Only lines holding the string "chart" are wanted; copy each one from the material.
______________________________
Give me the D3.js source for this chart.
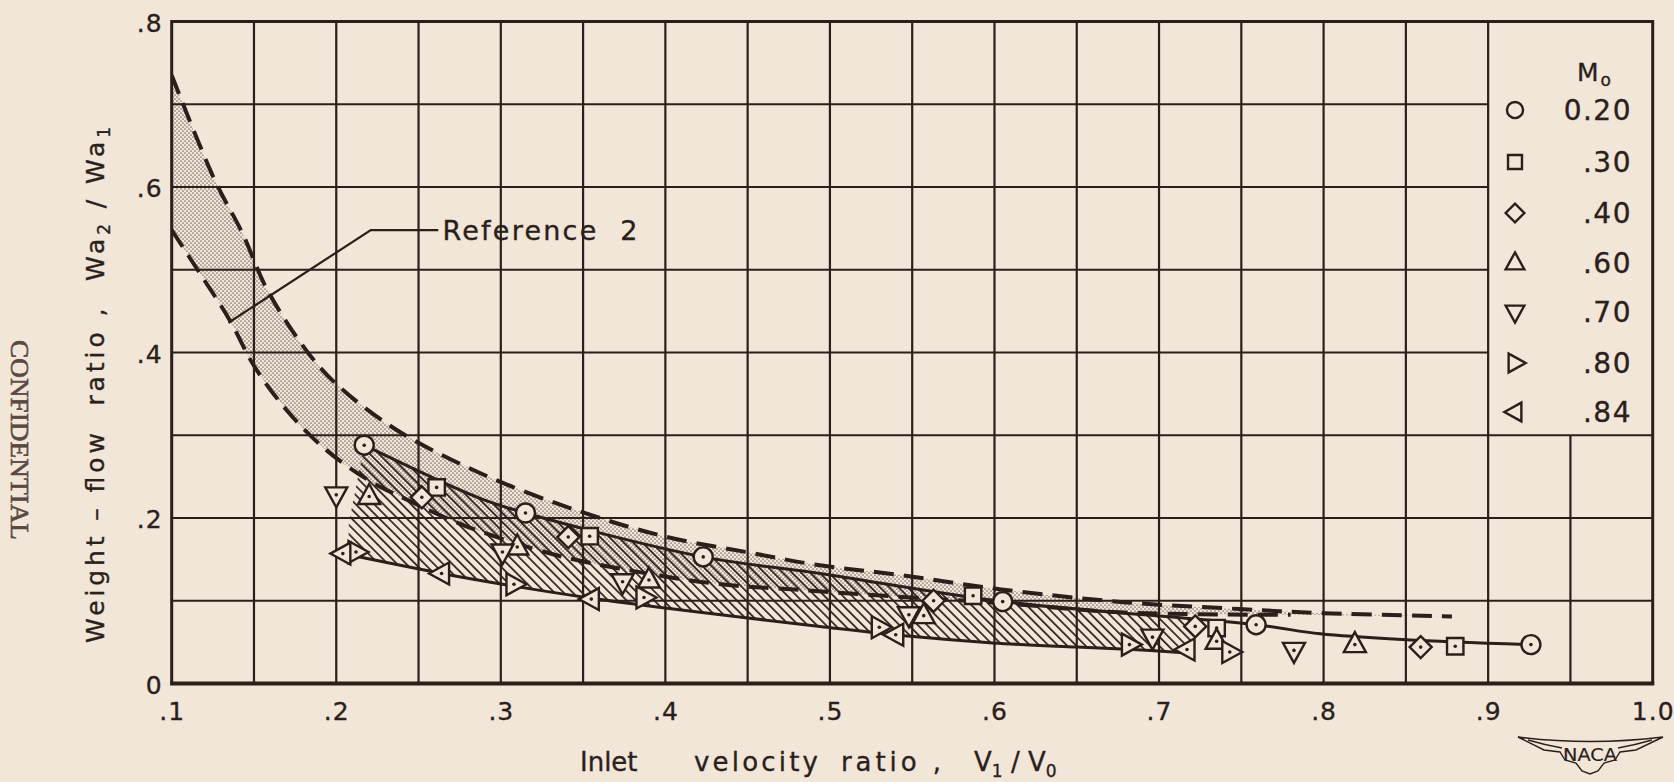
<!DOCTYPE html>
<html>
<head>
<meta charset="utf-8">
<script src="https://cdn.jsdelivr.net/npm/d3@7"></script>
<style>
  html, body { margin: 0; padding: 0; background: #f2e6d9; }
  svg { display: block; }
  text { fill: #2b1f1b; stroke: #2b1f1b; stroke-width: 0.35px; }
  .sans { font-family: "DejaVu Sans", "Noto Sans", sans-serif; }
  .stamp { font-family: "Liberation Serif", "DejaVu Serif", serif; }
</style>
</head>
<body>
<svg id="chart" width="1674" height="782"></svg>
<script>
// ---- axis ticks ----
const xTickValues = [0.1, 0.2, 0.3, 0.4, 0.5, 0.6, 0.7, 0.8, 0.9, 1.0];
const xTickLabels = [".1", ".2", ".3", ".4", ".5", ".6", ".7", ".8", ".9", "1.0"];
const yTickValues = [0, 0.2, 0.4, 0.6, 0.8];
const yTickLabels = ["0", ".2", ".4", ".6", ".8"];

// ---- free-stream Mach number series ----
const machNumbers = ["0.20", ".30", ".40", ".60", ".70", ".80", ".84"];
const machSymbols = ["circle", "square", "diamond", "up", "down", "right", "left"];

// [inlet velocity ratio V1/V0, weight-flow ratio Wa2/Wa1]
const mach020 = [[0.217, 0.288], [0.315, 0.206], [0.423, 0.153], [0.605, 0.099], [0.759, 0.071], [0.926, 0.047]];
const mach030 = [[0.261, 0.237], [0.354, 0.178], [0.587, 0.106], [0.735, 0.067], [0.880, 0.045]];
const mach040 = [[0.252, 0.225], [0.341, 0.177], [0.563, 0.100], [0.722, 0.069], [0.859, 0.044]];
const mach060 = [[0.220, 0.226], [0.310, 0.165], [0.390, 0.125], [0.557, 0.082], [0.735, 0.051], [0.819, 0.047]];
const mach070 = [[0.200, 0.228], [0.301, 0.159], [0.374, 0.123], [0.548, 0.083], [0.696, 0.056], [0.782, 0.040]];
const mach080 = [[0.212, 0.159], [0.308, 0.120], [0.387, 0.104], [0.530, 0.068], [0.682, 0.047], [0.743, 0.038]];
const mach084 = [[0.204, 0.157], [0.264, 0.133], [0.355, 0.102], [0.540, 0.059], [0.717, 0.041]];
const machSeries = [mach020, mach030, mach040, mach060, mach070, mach080, mach084];

// ---- Reference 2 band (dashed bounds) ----
const refUpper = [[0.100, 0.735], [0.126, 0.609], [0.143, 0.544], [0.158, 0.476], [0.182, 0.402],
                  [0.200, 0.362], [0.237, 0.306], [0.290, 0.252], [0.348, 0.208], [0.401, 0.177],
                  [0.449, 0.159], [0.490, 0.144], [0.543, 0.131], [0.603, 0.114], [0.680, 0.098],
                  [0.749, 0.090], [0.800, 0.085], [0.878, 0.081]];
const refLower = [[0.100, 0.548], [0.117, 0.496], [0.135, 0.440], [0.150, 0.384], [0.170, 0.330],
                  [0.194, 0.282], [0.221, 0.244], [0.241, 0.224], [0.279, 0.190], [0.334, 0.155],
                  [0.372, 0.139], [0.429, 0.121], [0.482, 0.113], [0.549, 0.104], [0.605, 0.097],
                  [0.676, 0.086], [0.780, 0.083]];

// ---- faired bounds of present data ----
const fairTop = [[0.217, 0.288], [0.287, 0.224], [0.315, 0.206], [0.423, 0.153], [0.494, 0.133],
                 [0.605, 0.099], [0.759, 0.071], [0.798, 0.060], [0.850, 0.053], [0.926, 0.047]];
const fairBottom = [[0.204, 0.157], [0.264, 0.133], [0.307, 0.118], [0.352, 0.104], [0.401, 0.091],
                    [0.494, 0.069], [0.549, 0.057], [0.599, 0.049], [0.650, 0.044], [0.684, 0.041],
                    [0.717, 0.037]];
const hatchSpan = [0.2075, 0.72];

// ---- Reference 2 callout ----
const calloutLeader = [[0.1345, 0.436], [0.221, 0.548], [0.262, 0.548]];
const calloutText = "Reference  2";

const INK = "#2b1f1b";
const PAPER = "#f2e6d9";

const svg = d3.select("#chart");
const x = d3.scaleLinear().domain([0.1, 1.0]).range([171.7, 1652.7]);
const y = d3.scaleLinear().domain([0, 0.8]).range([683.5, 21.5]);

const defs = svg.append("defs");
// stipple for the Reference 2 band
const dots = defs.append("pattern").attr("id", "stipple").attr("patternUnits", "userSpaceOnUse")
  .attr("width", 4).attr("height", 4);
dots.append("circle").attr("cx", 1).attr("cy", 1).attr("r", 0.85).attr("fill", INK);
dots.append("circle").attr("cx", 3).attr("cy", 3).attr("r", 0.85).attr("fill", INK);
// diagonal hatching for present data
const hatch = defs.append("pattern").attr("id", "hatch").attr("patternUnits", "userSpaceOnUse")
  .attr("width", 6.5).attr("height", 6.5).attr("patternTransform", "rotate(45)");
hatch.append("line").attr("x1", 0).attr("y1", 1).attr("x2", 6.5).attr("y2", 1)
  .attr("stroke", INK).attr("stroke-width", 1.7);

defs.append("clipPath").attr("id", "plotClip").append("rect")
  .attr("x", x(0.1)).attr("y", y(0.8)).attr("width", x(1.0) - x(0.1)).attr("height", y(0) - y(0.8));
defs.append("clipPath").attr("id", "hatchClip").append("rect")
  .attr("x", x(hatchSpan[0])).attr("y", y(0.8)).attr("width", x(hatchSpan[1]) - x(hatchSpan[0]))
  .attr("height", y(0) - y(0.8));

// ---- grid ----
const grid = svg.append("g").attr("stroke", INK).attr("stroke-width", 2.2).attr("fill", "none");
d3.range(0.15, 0.96, 0.05).forEach(v => {
  const top = v > 0.925 ? 0.3 : 0.8;
  grid.append("line").attr("x1", x(v)).attr("x2", x(v)).attr("y1", y(0)).attr("y2", y(top));
});
d3.range(0.1, 0.75, 0.1).forEach(v => {
  const right = v > 0.35 ? 0.9 : 1.0;
  grid.append("line").attr("x1", x(0.1)).attr("x2", x(right)).attr("y1", y(v)).attr("y2", y(v));
});
// frame
svg.append("rect").attr("x", x(0.1)).attr("y", y(0.8)).attr("width", x(1.0) - x(0.1))
  .attr("height", y(0) - y(0.8)).attr("fill", "none").attr("stroke", INK).attr("stroke-width", 3);
svg.append("line").attr("x1", x(0.1) - 1.5).attr("x2", x(1.0) + 1.5).attr("y1", y(0)).attr("y2", y(0))
  .attr("stroke", INK).attr("stroke-width", 4.2);

// ---- shaded bands ----
const curve = d3.line().x(d => x(d[0])).y(d => y(d[1])).curve(d3.curveCatmullRom.alpha(0.5));
function band(upper, lower) {
  const a = curve(upper);
  const b = curve(lower.slice().reverse());
  return a + "L" + b.slice(1) + "Z";
}
const shade = svg.append("g").attr("clip-path", "url(#plotClip)");
shade.append("path").attr("d", band(refUpper, refLower)).attr("fill", "url(#stipple)").attr("opacity", 0.6);
shade.append("g").attr("clip-path", "url(#hatchClip)")
  .append("path").attr("d", band(fairTop, fairBottom)).attr("fill", "url(#hatch)");

// ---- curves ----
const lines = svg.append("g").attr("clip-path", "url(#plotClip)").attr("fill", "none").attr("stroke", INK);
lines.append("path").attr("d", curve(refUpper)).attr("stroke-width", 4).attr("stroke-dasharray", "20 10");
lines.append("path").attr("d", curve(refLower)).attr("stroke-width", 4).attr("stroke-dasharray", "20 10");
lines.append("path").attr("d", curve(fairTop)).attr("stroke-width", 3);
lines.append("path").attr("d", curve(fairBottom)).attr("stroke-width", 3);

// ---- callout ----
svg.append("path").attr("d", d3.line().x(d => x(d[0])).y(d => y(d[1]))(calloutLeader))
  .attr("fill", "none").attr("stroke", INK).attr("stroke-width", 2.2);
svg.append("text").attr("class", "sans").attr("x", x(0.2645)).attr("y", y(calloutLeader[2][1]) + 10)
  .attr("font-size", 27).attr("textLength", 195).attr("lengthAdjust", "spacing")
  .style("white-space", "pre").text(calloutText);

// ---- markers ----
function symbolPath(kind, s) {
  const r = 9.5 * s, q = 8.2 * s, d = 11 * s, a = 12.5 * s, b = 11 * s, c = 7.5 * s;
  switch (kind) {
    case "circle": return `M${-r},0A${r},${r} 0 1,0 ${r},0A${r},${r} 0 1,0 ${-r},0Z`;
    case "square": return `M${-q},${-q}H${q}V${q}H${-q}Z`;
    case "diamond": return `M0,${-d}L${d},0L0,${d}L${-d},0Z`;
    case "up": return `M0,${-a}L${b},${c}L${-b},${c}Z`;
    case "down": return `M0,${a}L${b},${-c}L${-b},${-c}Z`;
    case "right": return `M${a},0L${-c},${-b}L${-c},${b}Z`;
    case "left": return `M${-a},0L${c},${-b}L${c},${b}Z`;
  }
}
machSeries.forEach((series, i) => {
  const g = svg.append("g");
  const m = g.selectAll("g").data(series).join("g")
    .attr("transform", d => `translate(${x(d[0])},${y(d[1])})`);
  m.append("path").attr("d", symbolPath(machSymbols[i], 1))
    .attr("fill", PAPER).attr("stroke", INK).attr("stroke-width", 2.4);
  m.append("circle").attr("r", 1.8).attr("fill", INK);
});

// ---- axes (labels only; the grid carries the ticks) ----
const xAxis = svg.append("g").attr("transform", `translate(0,${y(0)})`)
  .call(d3.axisBottom(x).tickValues(xTickValues).tickFormat((d, i) => xTickLabels[i]).tickSize(0).tickPadding(19));
const yAxis = svg.append("g").attr("transform", `translate(${x(0.1)},0)`)
  .call(d3.axisLeft(y).tickValues(yTickValues).tickFormat((d, i) => yTickLabels[i]).tickSize(0).tickPadding(9));
[xAxis, yAxis].forEach(a => {
  a.select(".domain").remove();
  a.selectAll("text").attr("class", "sans").attr("font-size", 25)
    .attr("fill", INK).style("letter-spacing", "1px");
});
yAxis.selectAll("text").attr("dy", "0.38em");

// ---- axis titles ----
const xt = svg.append("g").attr("class", "sans").attr("font-size", 26);
xt.append("text").attr("x", 580).attr("y", 771).text("Inlet");
[["velocity", 694, 124], ["ratio ,", 841, 100]].forEach(([t, px, w]) => {
  xt.append("text").attr("x", px).attr("y", 771).attr("textLength", w).attr("lengthAdjust", "spacing")
    .style("white-space", "pre").text(t);
});
const v = xt.append("text").attr("x", 974).attr("y", 771).style("white-space", "pre");
v.append("tspan").text("V");
v.append("tspan").attr("font-size", 17).attr("dy", 6).text("1");
v.append("tspan").attr("dy", -6).text(" / V");
v.append("tspan").attr("font-size", 17).attr("dy", 6).text("0");

const yt = svg.append("text").attr("class", "sans").attr("transform", "translate(104,385) rotate(-90)")
  .attr("text-anchor", "middle").attr("font-size", 25).style("white-space", "pre")
  .attr("textLength", 516).attr("lengthAdjust", "spacing");
yt.append("tspan").text("Weight – flow  ratio ,  Wa");
yt.append("tspan").attr("font-size", 17).attr("dy", 6).text("2");
yt.append("tspan").attr("dy", -6).text(" / Wa");
yt.append("tspan").attr("font-size", 17).attr("dy", 6).text("1");

// ---- side stamp ----
svg.append("text").attr("class", "stamp").attr("transform", "translate(11,440) rotate(90)")
  .attr("text-anchor", "middle").attr("font-size", 26).attr("textLength", 200)
  .attr("lengthAdjust", "spacingAndGlyphs").style("fill", "#5a4943").style("stroke", "#5a4943")
  .style("stroke-width", "0.6px").text("CONFIDENTIAL");

// ---- legend ----
const legend = svg.append("g").attr("class", "sans");
const head = legend.append("text").attr("x", 1577).attr("y", 81).attr("font-size", 25);
head.append("tspan").text("M");
head.append("tspan").attr("font-size", 17).attr("dy", 5).attr("dx", 2).text("o");
const rowY = [110, 162, 213, 263, 312, 363, 412];
machNumbers.forEach((label, i) => {
  legend.append("path").attr("transform", `translate(1515,${rowY[i]})`)
    .attr("d", symbolPath(machSymbols[i], 0.85)).attr("fill", "none").attr("stroke", INK).attr("stroke-width", 2.4);
  legend.append("text").attr("x", 1632).attr("y", rowY[i] + 10).attr("text-anchor", "end")
    .attr("font-size", 28).style("letter-spacing", "1.5px").text(label);
});

// ---- NACA wings mark ----
const naca = svg.append("g").attr("fill", PAPER).attr("stroke", INK).attr("stroke-width", 1.4);
naca.append("path").attr("d",
  "M1518,737 Q1590,746 1663,737 L1636,750 L1620,752 L1615,760 L1604,763 L1598,771 L1590,774 " +
  "L1582,771 L1576,763 L1565,760 L1560,752 L1544,750 Z");
naca.append("path").attr("fill", "none").attr("d", "M1528,740 Q1545,745 1562,748 M1652,740 Q1635,745 1618,748");
svg.append("text").attr("class", "sans").attr("x", 1590).attr("y", 761).attr("text-anchor", "middle")
  .attr("font-size", 17).attr("textLength", 54).attr("lengthAdjust", "spacingAndGlyphs")
  .style("stroke-width", "0.2px").text("NACA");
</script>
</body>
</html>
______________________________
Result →
Give me the D3.js source for this chart.
<svg id="chart" width="1674" height="782"></svg>
const svg = d3.select("#chart");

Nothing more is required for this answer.